I found myself thinking about the duality of Josh’s pillow—how on Pesach it clearly represents freedom and family and festive rituals and, with his use of it on Tisha B’Av, it also now relates to tragic national memories and mourning. I’m sorta fascinated that one “simple” pillow could hold two such distinct associations.

As I mulled over the duality further, it led me to think about the incense in two stories in the book of Bamidbar (Numbers).

In one story, Moshe’s cousin Korach mounts what is essentially the first rebellion in Jewish history. Korach and 250 comrades each seek the high priesthood instead of Aaron. Moshe tries to dissuade them from their rash act but also proposes a test to see who merits the high priest role: He asks each contender to bring an incense offering in the morning and says that “God will choose who he wants.”

In case you’re unfamiliar with the story, it doesn’t end well for Korach and his crew.

Lesson—don’t contest God’s leadership choices. It’s really bad for your longevity.

Later in the same book of the Torah, the Jewish nation has grumbled ungratefully about something or other and a plague breaks out in punishment. God commands Aaron, through Moshe, to go through the camp of Israel with a pan of incense to stop the plague.

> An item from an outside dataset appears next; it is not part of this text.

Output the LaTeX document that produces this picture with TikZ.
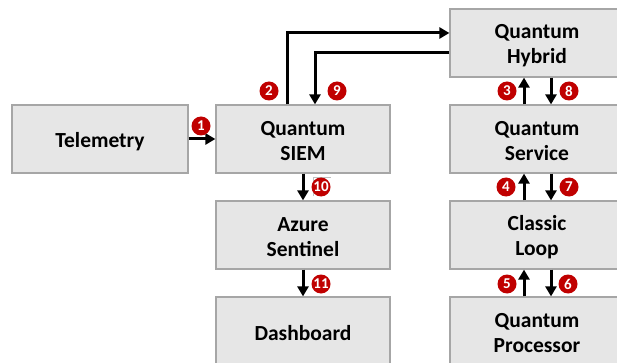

On the spot, the medieval commentator Rashi takes note (Bamidbar 17:15) of the use of incense. He states that the Jewish people saw the role of incense in the episode of Korach and associated it with hazards and death. Rashi says that it is sin that causes death, not the incense on its own. Through this episode of the plague, God was demonstrating that the incense also had the capacity to save lives.

Incense had a potential of duality. It was all a matter of when and how it was used.

I think of Josh’s pillow, which he later said was a gift to him from a family member, and I’m fascinated with the idea that—like the incense—a religiously adjacent object can embrace two opposite associations.

And if it can do that, so should we. We, too, must be nimble enough to embrace and express opposite emotions, celebration and mourning, each in its appropriate time.